Meu irmão foi aposentado do serviço público, por uma junta médica tripartite ( nas palavras do próprio primeiro-ministro ), muito embora eu não saiba explicar o que isso significa.
Mas a história toda foi muito complicada:
Após alguns anos de trabalho, meu irmão foi encaminhado pela sua chefia imediata a uma consulta com um psicólogo, o doutor Alex Kraëpelin. Motivo? Impossibilidade de socialização com outros funcionários ( e não funcionários também ).
Ao chegar ao seu consultório foi encaminhado por uma centenária senhora até a sala do doutor.
Ele estava sentado em uma mesa de carvalho, e de olhos fechados cantarolava Mahler. Meu irmão sentou-se a sua frente e lhe passou os papéis enviados por sua chefia.
O doutor leu atentamente, e perguntou:
- Que tem a dizer?
Meu irmão respondeu-lhe tranquilamente:
- Nada.
Após 35 minutos de silêncio, onde médico e paciente se olharam de forma curiosa, o médico preencheu o encaminhamento para uma junta médica.
A decisão de aposentar-lhe, saiu de uma acalorada discussão entre os maiores nomes da psicologia de nosso país, após analisarem os resultados de seus exames psicológicos e psiquiátricos.
Emil Frankel, renomado neuro-psiquiatra, citou duas respostas de meu irmão a questões fáceis de psicologia aplicada.

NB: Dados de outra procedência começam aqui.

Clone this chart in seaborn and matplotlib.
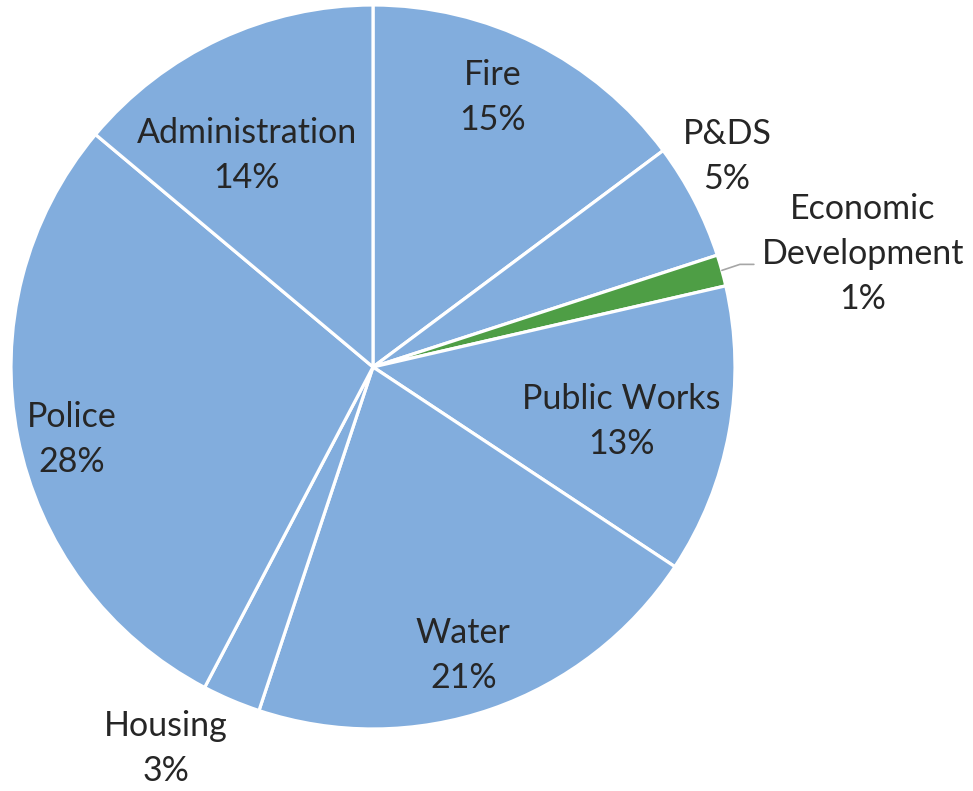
import numpy as np
import matplotlib
matplotlib.use("Agg")
import matplotlib.pyplot as plt
import seaborn as sns

# ---- data ----
categories = ["Fire", "P&DS", "Economic\nDevelopment", "Public Works", "Water",
              "Housing", "Police", "Administration"]
values = [14.8, 5.2, 1.4, 12.9, 20.8, 2.6, 28.4, 13.9]
pct_labels = ["15%", "5%", "1%", "13%", "21%", "3%", "28%", "14%"]

# ---- style ----
BLUE = "#82ADDD"
GREEN = "#4E9E45"
colors = [BLUE, BLUE, GREEN, BLUE, BLUE, BLUE, BLUE, BLUE]
# label placement: radial factor and angle nudge (deg) relative to wedge mid angle
label_r = [0.82, 1.14, 1.39, 0.70, 0.83, 1.195, 0.855, 0.685]
label_da = [2.8, 3.6, -2.3, -1.6, -1.6, -5.6, 2.1, 5.6]

sns.set_theme(style="white")
plt.rcParams["font.family"] = ["Lato", "DejaVu Sans"]

W, H = 973, 791
fig = plt.figure(figsize=(W / 100, H / 100), dpi=100)
ax = fig.add_axes([0, 0, 1, 1])

cx, cy, R = 373, 424, 362
wedges, _ = ax.pie(values, colors=colors, startangle=90, counterclock=False,
                   center=(cx, cy), radius=R,
                   wedgeprops=dict(edgecolor="white", linewidth=2.3))
ax.set_xlim(0, W)
ax.set_ylim(0, H)
ax.set_aspect("equal")
ax.axis("off")

fs = 24.5
tc = "#262626"
line_gap = 45
for w, name, pct, rf, da in zip(wedges, categories, pct_labels, label_r, label_da):
    mid = np.deg2rad((w.theta1 + w.theta2) / 2 + da)
    x = cx + R * rf * np.cos(mid)
    y = cy + R * rf * np.sin(mid) - 2
    lines = name.split("\n") + [pct]
    n = len(lines)
    for i, t in enumerate(lines):
        yy = y + ((n - 1) / 2 - i) * line_gap
        ax.text(x, yy, t, ha="center", va="center", fontsize=fs, color=tc)

# leader line for the small green slice
w = wedges[2]
mid = np.deg2rad((w.theta1 + w.theta2) / 2)
x0, y0 = cx + R * np.cos(mid), cy + R * np.sin(mid)
ax.plot([x0, x0 + 18, x0 + 32], [y0, y0 + 6, y0 + 6], color="#A6A6A6", lw=1.2)

fig.savefig("out.png", dpi=100, facecolor="white")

A educada médica que lhe examinou, perguntou:
- Eloah deixou seus óculos na mesa, onde estão os óculos de Esther?
Ao que meu irmão respondeu de pronto:
- E como eu saberia onde estão os óculos dessa tal Esther?
A médica, fazendo uma série de anotações, lhe explicou que os óculos de Esther estavam com ela, pois ela estava ajudando Eloah a procurar os seus.
A segunda pergunta tampouco obteve melhores resultados:
- Benjamim estava com fome. Benjamim comeu um biscoito. Como Benjamim se sentiu?
- Absolutamente, não faço a menor ideia.
- Ora, Benjamim com toda certeza se sentiu feliz.
- E como eu saberia? E se o biscoito estivesse estragado ou simplesmente não fosse gostoso?
A doutora ficou assombrada e continuou suas anotações.
Anotações estas que fez com que o renomado doutor Frankel defendesse o total afastamento de meu irmão de todas as funções do serviço público.
Outro doutor, Hélio Galeano, ainda concluiu que o estado deveria lhe indenizar com um acréscimo em seu salário, como um auxílio, pois entendeu que as agruras do serviço lhe causaram os desvios pseudo-psicológicos.
Um alemão, porém, foi da opinião de abrir o cérebro de meu irmão e lhe realizar mais exames. Mas como sua clínica, a Obergruppenführer Medical, estava sobre investigação governamental, achou-se por bem, não acatar essa ideia.
Após outros exames que variavam de perguntas dúbias e interpretação de figuras borradas que para meu irmão pareciam animais esquartejados e aos médicos pareciam jarros de flores, o laudo final foi definitivo:
Aposentadoria total, com uma indenização de milhares de reais, e mais uma residência cedida pelo governo em um bairro de ex-combatentes da segunda guerra.
Aos olhos da medicina, meu irmão é considerado mais louco do que eu. Mas para fazer justiça a minha fama, devo dizer aqui, que é unanime a opinião dos que me conhecem de que se eu consultasse com o mesmo doutor, seria aposentado prontamente.
Mesmo assim, todos os dias eu continuo me apresentando pontualmente ao meu trabalho na minha repartição, onde desempenho funções como ler os jornais diários e tomar seguidas canecas de café.
Muito embora ache o salário injusto, não posso privar o povo de tão importante contribuição ao serviço público do país.